The Bauhaus existed for a short span of time but the potentials intrinsic in its principles have only begun to be realised. The sources of design remain forever full of changing possibilities. The Bauhaus is dead. Long live the Bauhaus. - Herbert Bayer, 1984
The Bauhaus continues as a major design influence for contemporary practitioners. Julia Holderness’s installations and artworks draw upon art and design histories and archives – both local and international, real and imagined. A collection of Bauhaus publications that were purchased from an ex-library sale forms a personal archive of art resources. These were often the starting point for her own early art-making as a teenager and have recently been used in her investigations into Bauhaus influence in New Zealand. In this applique series, Holderness has reproduced the covers of Bauhaus textile reference books.

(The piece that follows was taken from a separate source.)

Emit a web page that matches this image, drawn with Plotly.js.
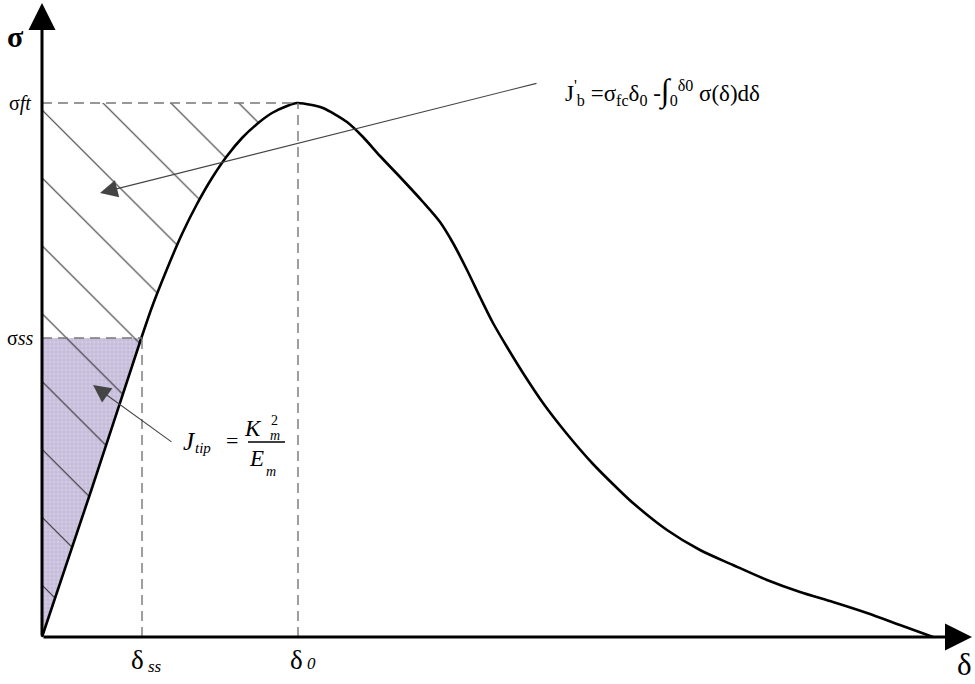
<!DOCTYPE html>
<html>
<head>
<meta charset="utf-8">
<script src="https://cdn.plot.ly/plotly-3.0.1.min.js"></script>
<style>
  html, body { margin: 0; padding: 0; background: #fff; }
  #chart { width: 975px; height: 684px; }
</style>
</head>
<body>
<div id="chart"></div>
<script>
// traction-separation curve (arbitrary units)
var deltaCurve = [0, 50, 98, 110, 125, 140, 155, 170, 185, 200, 215, 230, 245, 255, 270, 281, 305, 321, 338, 358, 381, 398, 411, 425, 438, 451, 465, 481, 501, 525, 551, 575, 591, 625, 658, 691, 725, 758, 791, 825, 858, 891];
var sigmaCurve = [0, 149, 295, 330, 368, 403, 433, 459, 481, 499, 513, 524, 531, 534, 532, 529, 515, 500, 481, 460, 435, 415, 394, 367, 340, 314, 290, 264, 234, 203, 173, 149, 134, 107, 87, 72, 57, 45, 35, 24, 12, 0];

// characteristic points
var deltaSS = 100, sigmaSS = 299;
var delta0 = 256, sigmaFT = 534;
var deltaMax = 930, sigmaMax = 634;

var SERIF = 'Liberation Serif, Times New Roman, serif';

// rising branch up to the peak, closed along σft back to the σ axis
var peakIdx = sigmaCurve.indexOf(Math.max.apply(null, sigmaCurve));
var hatchX = deltaCurve.slice(0, peakIdx + 1).concat([0]);
var hatchY = sigmaCurve.slice(0, peakIdx + 1).concat([sigmaFT]);

var traces = [
  {
    // J_tip area
    x: [0, deltaSS, 0], y: [0, sigmaSS, sigmaSS],
    mode: 'lines', fill: 'toself', line: {width: 0},
    fillcolor: '#c4bad9',
    fillpattern: {shape: '+', bgcolor: '#c4bad9', fgcolor: '#dcd5ea', size: 4, solidity: 0.3},
    hoverinfo: 'skip'
  },
  {
    // J'_b area, hatched
    x: hatchX, y: hatchY,
    mode: 'lines', fill: 'toself', line: {width: 0},
    fillcolor: 'rgba(0,0,0,0)',
    fillpattern: {shape: '\\', fgcolor: '#2e2e2e', bgcolor: 'rgba(0,0,0,0)', size: 48, solidity: 0.022},
    hoverinfo: 'skip'
  },
  {
    x: deltaCurve, y: sigmaCurve,
    mode: 'lines',
    line: {color: '#000', width: 2.6, shape: 'spline', smoothing: 0.8},
    hoverinfo: 'skip'
  }
];

var dash = {color: '#777', width: 1.4, dash: '10px,6px'};
var shapes = [
  {type: 'line', xref: 'x', yref: 'y', x0: 0, y0: sigmaFT, x1: delta0, y1: sigmaFT, line: dash},
  {type: 'line', xref: 'x', yref: 'y', x0: delta0, y0: 0, x1: delta0, y1: sigmaFT, line: dash},
  {type: 'line', xref: 'x', yref: 'y', x0: 0, y0: sigmaSS, x1: deltaSS, y1: sigmaSS, line: dash},
  {type: 'line', xref: 'x', yref: 'y', x0: deltaSS, y0: 0, x1: deltaSS, y1: sigmaSS, line: dash},
  // fraction bar of J_tip
  {type: 'line', xref: 'x', yref: 'y', x0: 206, y0: 195, x1: 243, y1: 195, line: {color: '#000', width: 1.3}}
];

function arrow(xh, yh, xt, yt, w, size, col) {
  return {x: xh, y: yh, ax: xt, ay: yt, xref: 'x', yref: 'y', axref: 'x', ayref: 'y',
          text: '', showarrow: true, arrowhead: 2, arrowwidth: w, arrowsize: size, arrowcolor: col};
}
function label(x, y, txt, size, xa) {
  return {x: x, y: y, xref: 'x', yref: 'y', text: txt, showarrow: false,
          xanchor: xa || 'center', yanchor: 'middle', font: {family: SERIF, size: size, color: '#000'}};
}

var annotations = [
  // axes
  arrow(0, sigmaMax, 0, 0, 3, 1.8, '#000'),
  arrow(deltaMax, 0, 0, 0, 3, 1.8, '#000'),
  // pointers
  arrow(58, 444, 496, 554, 1.1, 3.2, '#444'),
  arrow(51, 252, 131, 194, 1.1, 3.2, '#444'),
  // axis names and marks
  label(-27, 601, '<b>σ</b>', 30),
  label(deltaMax - 8, -27, 'δ', 31),
  label(-22, sigmaFT, 'σ<i>ft</i>', 20),
  label(-22, sigmaSS, 'σ<i>ss</i>', 20),
  label(95, -23, 'δ', 27),
  label(113, -29, '<i>ss</i>', 17),
  label(254, -23, 'δ', 27),
  label(269, -26, '<i>0</i>', 17),
  // J'_b
  label(521, 546, "J<sup>'</sup><sub>b</sub> =σ<sub>fc</sub>δ<sub>0</sub> -<span style='font-size:32px'>∫</span><sub>0</sub><sup>δ0</sup> σ(δ)dδ", 23, 'left'),
  // J_tip = K_m^2 / E_m
  label(147, 196, '<i>J</i>', 25),
  label(161, 189, '<i>tip</i>', 15),
  label(190, 197, '=', 22),
  label(211, 209, '<i>K</i>', 23),
  label(232, 217, '2', 14),
  label(233, 202, '<i>m</i>', 14),
  label(214, 179, '<i>E</i>', 23),
  label(229, 166, '<i>m</i>', 14)
];

var layout = {
  width: 975, height: 684,
  margin: {l: 0, r: 0, t: 0, b: 0},
  paper_bgcolor: '#fff', plot_bgcolor: '#fff',
  showlegend: false,
  xaxis: {range: [-42, 933], visible: false, fixedrange: true},
  yaxis: {range: [-47, 637], visible: false, fixedrange: true},
  shapes: shapes,
  annotations: annotations
};

Plotly.newPlot('chart', traces, layout, {staticPlot: true});
</script>
</body>
</html>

Holderness is currently undertaking a practice led PhD at AUT. Her research project aims to take art history out of fixed written analysis and prescribed retrospective exhibition formats, proposing a more porous, subjective and interactive relationship for herself as the researcher and artist and potential readers and audiences. Conflating various historic design movements and periods, her project is concerned with creating connections, producing a flexible version of the past that is fabricated out of endless copies, reproductions and influences. The archives in this project act as design sources, full of potentiality and “changing possibilities” (Bayer 1984: 25).